Elle appelle l’État marocain à garantir le respect de ses engagements internationaux en matière de liberté de pensée, de culte et de conscience, à l’harmonisation de toutes les législations nationales. Et cette harmonisation doit concerner également, pour l’AMDH, la législation pénale et le code de la famille avec les instruments internationaux des droits humains.

En protection de la liberté de penser, l’association estime également nécessaire “l’incrimination de l’incitation à la haine et à l’ostracisme pour des raisons de conviction ou de doctrine” ainsi que le remplacement des cours d’éducation islamique dans l’enseignement scolaire par des cours d’études et d’histoire des religions. “Il faut aller vers la mise en place d’une école civique et neutre qui respecte les libertés et protège nos enfants des discrimination”, explique l’AMDH.

Faire des principes des droits humains une base pour la législation en vigueur impose aussi, pour l’association, un changement de “la culture prédominante transmise par les programmes d’enseignement, les supports d’information et les fatwas de certains cheikhs par le biais des médias sociaux, véhiculant des facteurs hostiles à la liberté de conviction”.

La violation des libertés individuelles a fait l’objet de plusieurs plainteS, précise l’AMDH, qui ont été suiviEs par ses sections locales.

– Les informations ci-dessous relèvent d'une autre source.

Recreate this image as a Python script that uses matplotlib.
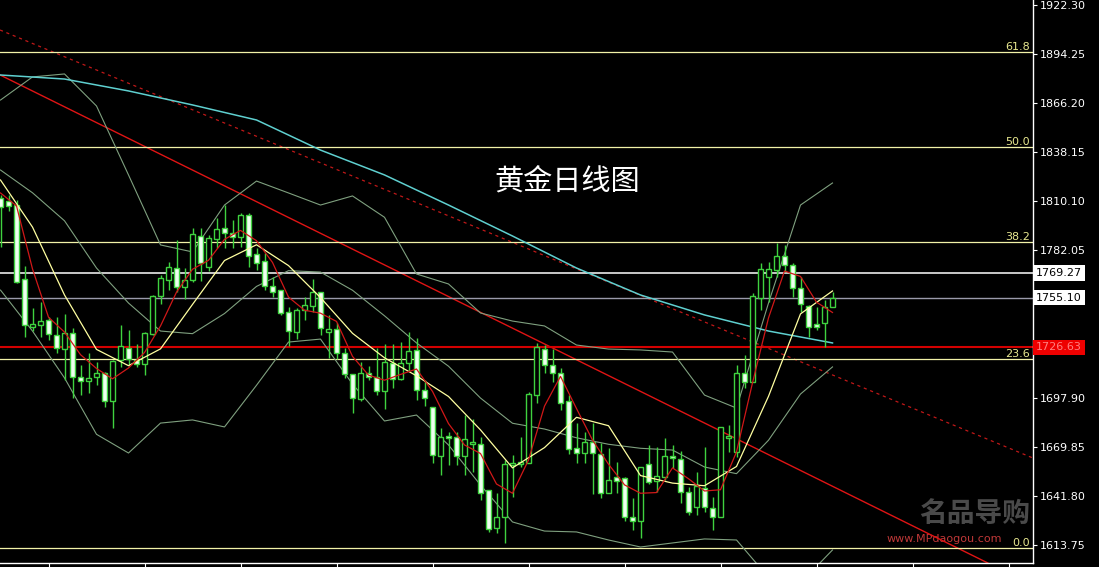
import numpy as np
import matplotlib.pyplot as plt

# daily gold candles, oldest first
opens = [1812.0, 1810.3, 1808.0, 1765.7, 1738.3, 1739.4, 1742.3, 1733.7, 1725.7, 1734.9,
         1709.7, 1707.4, 1709.7, 1712.0, 1696.0, 1719.4, 1726.3, 1719.4, 1717.2, 1734.3,
         1756.0, 1765.2, 1772.0, 1761.2, 1765.2, 1790.3, 1772.6, 1788.6, 1794.9, 1792.0,
         1789.7, 1802.3, 1780.0, 1776.0, 1761.7, 1759.4, 1746.9, 1735.4, 1748.0, 1750.3,
         1758.3, 1735.4, 1737.2, 1723.4, 1711.4, 1697.2, 1712.0, 1709.7, 1701.7, 1717.7,
         1708.6, 1717.7, 1725.2, 1702.3, 1692.6, 1664.6, 1676.0, 1675.4, 1664.6, 1671.4,
         1671.4, 1645.2, 1623.4, 1629.7, 1659.4, 1660.0, 1660.6, 1699.4, 1725.7, 1716.6,
         1712.0, 1696.0, 1669.2, 1666.3, 1672.6, 1665.7, 1643.4, 1652.6, 1652.0, 1629.7,
         1627.4, 1660.0, 1650.3, 1652.6, 1664.6, 1662.9, 1644.0, 1635.4, 1646.3, 1634.9,
         1629.7, 1674.9, 1666.9, 1712.0, 1706.9, 1754.9, 1766.9, 1770.9, 1778.9, 1773.7,
         1760.6, 1750.3, 1740.0, 1740.6, 1749.7]
highs = [1813.7, 1813.7, 1810.9, 1773.2, 1749.2, 1752.6, 1744.0, 1744.0, 1745.7, 1737.7,
         1716.6, 1723.4, 1718.3, 1712.6, 1719.4, 1739.4, 1736.6, 1728.6, 1735.4, 1756.6,
         1768.0, 1775.4, 1788.0, 1772.0, 1794.9, 1794.9, 1790.9, 1800.6, 1808.0, 1799.4,
         1803.4, 1803.4, 1783.4, 1780.6, 1766.9, 1759.4, 1749.7, 1749.2, 1755.4, 1765.7,
         1758.3, 1745.2, 1740.6, 1726.3, 1711.4, 1718.3, 1716.0, 1726.3, 1728.6, 1728.6,
         1729.7, 1735.4, 1732.0, 1708.0, 1692.6, 1680.6, 1678.3, 1678.3, 1688.0, 1685.7,
         1675.4, 1645.2, 1643.4, 1662.3, 1665.2, 1675.4, 1701.2, 1729.2, 1728.0, 1725.7,
         1714.9, 1699.4, 1683.4, 1678.3, 1683.4, 1672.0, 1669.2, 1661.2, 1652.6, 1640.6,
         1658.3, 1670.9, 1669.7, 1674.9, 1670.9, 1667.4, 1646.9, 1655.4, 1669.7, 1641.2,
         1681.2, 1682.3, 1716.6, 1722.3, 1757.7, 1774.9, 1775.4, 1786.3, 1785.2, 1774.9,
         1766.9, 1750.9, 1749.7, 1753.7, 1758.3]
lows = [1784.0, 1804.6, 1763.4, 1732.6, 1736.0, 1732.6, 1730.9, 1723.4, 1708.0, 1697.7,
        1699.4, 1700.6, 1705.2, 1692.6, 1680.6, 1715.4, 1716.6, 1715.4, 1710.9, 1733.7,
        1751.4, 1759.4, 1758.3, 1754.3, 1764.0, 1764.6, 1770.3, 1783.4, 1783.4, 1783.4,
        1784.0, 1772.6, 1770.9, 1759.4, 1755.4, 1745.2, 1727.4, 1731.4, 1742.3, 1746.9,
        1733.7, 1720.6, 1720.0, 1709.2, 1689.2, 1696.0, 1708.0, 1699.4, 1691.4, 1703.4,
        1708.0, 1713.2, 1696.6, 1693.2, 1660.6, 1653.7, 1659.4, 1659.4, 1653.7, 1655.4,
        1639.4, 1621.2, 1620.6, 1614.9, 1641.2, 1658.3, 1660.6, 1694.9, 1712.0, 1706.9,
        1690.9, 1665.7, 1660.6, 1660.6, 1642.9, 1640.6, 1643.4, 1643.4, 1627.4, 1622.3,
        1617.7, 1648.6, 1644.0, 1650.9, 1657.7, 1637.7, 1630.9, 1630.9, 1632.6, 1622.3,
        1629.7, 1666.9, 1664.0, 1703.4, 1706.9, 1748.0, 1752.6, 1766.9, 1769.7, 1755.4,
        1746.9, 1732.6, 1736.6, 1726.6, 1749.7]
closes = [1806.9, 1807.4, 1764.0, 1739.4, 1740.0, 1741.7, 1734.3, 1726.3, 1734.9, 1709.7,
          1707.4, 1709.2, 1712.0, 1696.0, 1718.9, 1727.4, 1720.0, 1717.2, 1734.9, 1756.0,
          1766.3, 1772.6, 1761.2, 1765.2, 1791.4, 1774.9, 1789.2, 1794.3, 1792.0, 1789.7,
          1802.3, 1778.9, 1774.9, 1761.7, 1758.3, 1746.3, 1736.0, 1748.0, 1750.9, 1758.3,
          1737.7, 1737.2, 1723.4, 1711.4, 1697.7, 1712.0, 1709.7, 1701.7, 1718.3, 1708.6,
          1717.7, 1724.6, 1702.3, 1697.7, 1665.2, 1675.4, 1674.9, 1664.6, 1674.3, 1672.6,
          1643.4, 1622.9, 1629.7, 1660.0, 1660.6, 1661.2, 1700.0, 1726.9, 1716.6, 1712.0,
          1694.9, 1668.6, 1666.3, 1672.6, 1666.3, 1643.4, 1650.9, 1650.3, 1629.7, 1627.4,
          1658.3, 1649.7, 1653.2, 1664.6, 1663.4, 1644.0, 1632.6, 1647.4, 1635.4, 1629.7,
          1681.2, 1676.0, 1712.0, 1706.9, 1756.0, 1771.4, 1771.4, 1778.9, 1773.7, 1760.6,
          1751.4, 1738.3, 1738.3, 1749.7, 1755.1]

# indicator lines (red = MA5, yellow = MA10, cyan = long MA)
ma5_idx = list(range(0, 105, 2))
ma5 = [1814.9, 1807.5, 1771.5, 1743.9, 1735.4, 1722.5, 1714.6, 1708.7, 1714.9, 1723.7,
       1738.9, 1758.2, 1771.3, 1776.4, 1788.4, 1793.5, 1787.6, 1775.2, 1755.4, 1747.9,
       1746.2, 1741.5, 1721.5, 1710.8, 1707.9, 1711.2, 1714.3, 1701.5, 1683.1, 1670.9,
       1666.0, 1648.6, 1643.3, 1662.3, 1693.1, 1710.1, 1691.7, 1673.7, 1659.9, 1648.1,
       1643.3, 1643.7, 1657.8, 1651.6, 1644.6, 1645.3, 1666.9, 1706.4, 1743.5, 1770.3,
       1767.2, 1752.5, 1746.6]
ma10_idx = list(range(0, 105, 4))
ma10 = [1822.3, 1795.4, 1756.6, 1725.5, 1716.2, 1725.8, 1751.2, 1776.3, 1785.3, 1773.4,
        1755.1, 1734.7, 1720.7, 1710.4, 1698.6, 1679.5, 1657.8, 1669.4, 1686.7, 1681.9,
        1653.4, 1649.1, 1647.6, 1658.6, 1698.7, 1745.8, 1758.9]
long_idx = list(range(0, 105, 8))
ma_long = [1882.3, 1880.0, 1873.2, 1865.2, 1856.6, 1839.4, 1825.2, 1808.0, 1790.3, 1772.0,
           1756.6, 1745.2, 1736.0, 1729.2]

# bollinger bands (20)
bb_idx = list(range(0, 105, 4))
bb_upper = [1868.0, 1881.2, 1882.9, 1864.6, 1825.2, 1785.2, 1781.2, 1808.0, 1821.7, 1814.9,
            1808.0, 1813.2, 1801.0, 1768.6, 1762.9, 1746.3, 1741.7, 1738.9, 1728.0, 1725.7,
            1725.2, 1724.0, 1699.4, 1692.0, 1752.0, 1808.0, 1820.6]
bb_mid = [1828.0, 1815.0, 1799.0, 1772.0, 1752.0, 1736.0, 1734.5, 1746.0, 1761.5, 1770.5,
          1769.7, 1759.3, 1744.7, 1729.2, 1715.9, 1697.7, 1683.3, 1680.0, 1675.0, 1671.3,
          1669.0, 1668.0, 1658.3, 1654.5, 1673.6, 1700.0, 1715.5]
bb_lower = [1759.4, 1736.0, 1709.2, 1677.0, 1666.3, 1683.4, 1685.2, 1681.2, 1705.0, 1729.7,
            1731.4, 1705.7, 1684.6, 1688.0, 1670.9, 1648.0, 1626.9, 1621.7, 1621.2, 1616.6,
            1612.6, 1614.9, 1617.2, 1616.6, 1595.2, 1592.0, 1610.9]

# fibonacci retracement
fib_labels = ['0.0', '23.6', '38.2', '50.0', '61.8']
fib_prices = [1612.0, 1720.0, 1786.9, 1841.2, 1895.4]

# marked prices on the right axis
mark_prices = [1769.27, 1755.10, 1726.63]

# trend lines, two points each (candle index, price)
trend_solid = [(0, 1882.2), (104, 1647.3)]
trend_dashed = [(0, 1907.9), (104, 1710.9)]

ytick_vals = [1613.75, 1641.80, 1669.85, 1697.90, 1782.05, 1810.10,
              1838.15, 1866.20, 1894.25, 1922.30]

green = '#3fd23f'

fig = plt.figure(figsize=(10.99, 5.67), dpi=100, facecolor='black')
ax = fig.add_axes([0, 4 / 567, 1033 / 1099, 563 / 567])
ax.patch.set_visible(False)

idx = np.arange(len(closes))
o = np.array(opens)
c = np.array(closes)
fills = ['black' if cc >= oo else '#effff0' for oo, cc in zip(o, c)]

# trend lines
ax.axline(trend_solid[0], trend_solid[1], color='#e01414', lw=1, zorder=1)
ax.axline(trend_dashed[0], trend_dashed[1], color='#c01818', lw=0.9,
          linestyle=(0, (2.5, 3)), zorder=1)

# horizontal levels
for p in fib_prices:
    ax.axhline(p, color='#f2f2a8', lw=0.9, zorder=1)
ax.axhline(mark_prices[0], color='white', lw=1.1, zorder=1)
ax.axhline(mark_prices[1], color='#9a9aaa', lw=1.0, zorder=1)
ax.axhline(mark_prices[2], color='#d40000', lw=1.5, zorder=1)

# bands and long MA
for band in (bb_upper, bb_mid, bb_lower):
    ax.plot(bb_idx, band, color='#7fa07f', lw=0.8, zorder=1.5)
ax.plot(long_idx, ma_long, color='#5fd0d0', lw=1.1, zorder=1.5)

# candles
ax.vlines(idx, lows, highs, color=green, lw=1, zorder=2)
ax.bar(idx, np.abs(c - o), bottom=np.minimum(o, c), width=0.62,
       color=fills, edgecolor=green, linewidth=1, zorder=3)

# short MAs
ax.plot(ma10_idx, ma10, color='#ffffa0', lw=0.9, zorder=4)
ax.plot(ma5_idx, ma5, color='#d01818', lw=0.9, zorder=4)

ax.set_xlim(-0.0625, 129.0625)
ax.set_ylim(1603.45, 1925.16)

for s in ['top', 'left']:
    ax.spines[s].set_visible(False)
for s in ['right', 'bottom']:
    ax.spines[s].set_color('white')
    ax.spines[s].set_linewidth(1)

ax.yaxis.tick_right()
ax.set_yticks(ytick_vals)
ax.set_yticklabels(['%.2f' % v for v in ytick_vals])
ax.tick_params(axis='y', colors='white', direction='out', length=3, width=0.8,
               labelsize=8, pad=2)
ax.set_xticks(range(6, 129, 12))
ax.set_xticklabels([])
ax.tick_params(axis='x', colors='white', direction='out', length=3, width=0.8)

ytr = ax.get_yaxis_transform()
for lab, p in zip(fib_labels, fib_prices):
    ax.text(1 - 3 / 1033, p, lab, transform=ytr, ha='right', va='bottom',
            color='#e8e890', fontsize=8, zorder=5)

box_styles = [('white', 'black'), ('white', 'black'), ('#ee0000', '#ff8080')]
for p, (fc, tc) in zip(mark_prices, box_styles):
    ax.text(1.003, p, '%.2f' % p, transform=ytr, ha='left', va='center',
            color=tc, fontsize=8, clip_on=False, zorder=6,
            bbox=dict(boxstyle='square,pad=0.25', facecolor=fc, edgecolor='none'))

ax.text(567 / 1033, 1 - 182 / 563, '黄金日线图', transform=ax.transAxes,
        ha='center', va='center', color='white', fontsize=21,
        family=['Noto Sans CJK SC', 'DejaVu Sans'])

# site watermark, behind the chart (kept clear of the axis labels)
fig.text(975 / 1099, 1 - 514 / 567, '名品导购', ha='center', va='center',
         color='#4a4a4a', fontsize=20, fontweight='bold',
         family=['Noto Sans CJK SC', 'DejaVu Sans'], zorder=-1)
fig.text(944 / 1099, 1 - 539 / 567, 'www.MPdaogou.com', ha='center', va='center',
         color='#c03838', fontsize=8, zorder=-1)

plt.savefig('out.png', dpi=100, facecolor='black')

Le rapport évoque l’un des exemples qualifiés de “plus signifiants” en 2017 et quI concerne l’attaque d’un groupe de marchands à l’entrée du marché central de Martil, au mois de juin de l’an dernier, contre une jeune fille de 17 ans de nationalité allemande, accompagnée de sa mère et d’un membre de sa famille. L’association s’indigne de cette agression “sous prétexte que cette jeune fille ne jeûnait pas et qu’elle portait une tenue impudique et indécente”.

Migrants, l’autre manche du combat

Dans son rapport, l’AMDH se penche, par ailleurs, sur la question des migrants au Maroc. Pour elle, l’adoption d’une stratégie nationale en 2014 pour une meilleure intégration des migrants n’a pas fait du Maroc “un modèle mondial et régional en Afrique et dans le monde arabe en matière de migration”. L’AMDH constate que la réalité du vécu de ces migrants “dément toutes les allégations et met l’Etat face aux atrocités commises par les autorités à leur encontre”.  “Les migrants de provenance des pays de l’Afrique subsaharienne sont les plus visés, ils représentent la catégorie la plus vulnérable”, précise la vice-présidente de l’AMDH, Khadija Aïnani.

Le rapport dénonce l’approche sécuritaire qui “a souvent été favorisée dans la gestion des flux migratoires, accompagnée de graves violations des droits des migrants aussi bien ceux en situation régulière que ceux en situation irrégulière, en particulier les enfants et les femmes”. Et de souligner que “les violations enregistrées à Nador reste l’exemple flagrant de cette politique”.

Le Maroc est tenu, conformément à ses obligations internationales, de mettre en conformité la loi 03-02 avec les pactes internationaux, souligne le rapport, recommandant aussi à l’État d’adopter une loi sur l’asile permettant le respect des droits des migrants et des demandeurs d’asile.

L’autre engagement que le Maroc est appelé à prendre, selon l’AMDH, réside dans  la nécessité de ratifier les conventions n°97 et 143 de l’OIT sur les travailleurs migrants et d’arrêter “des expulsions abusives, et des campagnes de destructions des abris et des biens des migrants”. Des enquêtes doivent être menées sur ces violations, estime l’association, proposant à l’Etat d’inclure la question de la migration dans les programmes scolaires, et de sensibiliser les médias à la diffusion de la culture des droits humains pour combattre les discours de haine et les actes racistes.

“La situation des Marocains à l’étranger ou ceux qui en sont revenus, notamment de Libye, impose elle aussi un engagement de l’Etat. Nous avons reçu pas mal de plaintes que nous avons adressées à notre tour aux parties concernées, mais jamais aucune suite n’a été donnée”, regrette Khadija Aïnani.